One woman told me that if I could say only one word in their language, it would be ‘borshch’, not soup, but borshch. This is the defining word when remembering the Ukrainians, when beginning to understand who they are.
It made me think of the tears in Vladyslava’s eyes when a relative from Russia told her that the Ukrainians are murdering themselves; that Russians have nothing to do with this war. And no matter what she says to defend her position, they have made up their minds that she is, in fact, the perpetrator.
I am afraid for Ukraine. I am afraid their borders will disappear, and they will have to go on the run for years to come, holding onto their language, their folk art, and their borshch.

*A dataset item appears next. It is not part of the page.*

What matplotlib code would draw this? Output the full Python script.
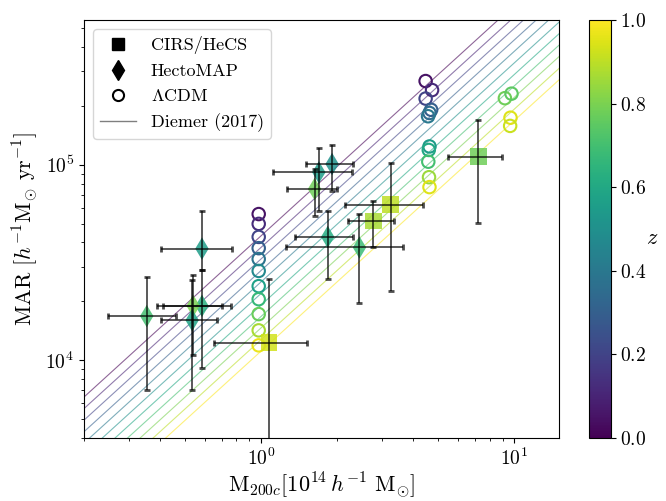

Tomorrow we will shop for curtains for the nursery. We will also take Andrzej with us as he needs trousers.
One of the women said to me this morning that yesterday in Sandomierz was ‘joy’—no, in fact, she said, ‘it was joyful.’ It is true that our visit was restorative, and we are planning another outing, this time to Krakow in two weeks.
*Fr. Michalski was the rector at the Jagiellonian University during Sonderaktion Krakau, when he and his colleagues were tricked into the famous Lecture Room 56, where they were seized and taken to the camps by the Gestapo. The Intelligenzaktion or intelligentsia mass shootings, was a mass murder scheme conducted by Nazi Germany against Polish intelligentsia devised early in the war for the sole purpose of eradicating the Polish elite. There were upward of 180 professors, lecturers and employees of the university arrested that day in November of 1939, and all were dispersed—first, to Sachsenhausen, then later to Dachau and Buchenwald. Fr. Michalski was among them.
After an international protest by prominent Italians, among them Mussolini and the Vatican, the Reich was forced to begin a strategy of release. Fr. Michalski and a group of other professors made their way to Sichów for shelter.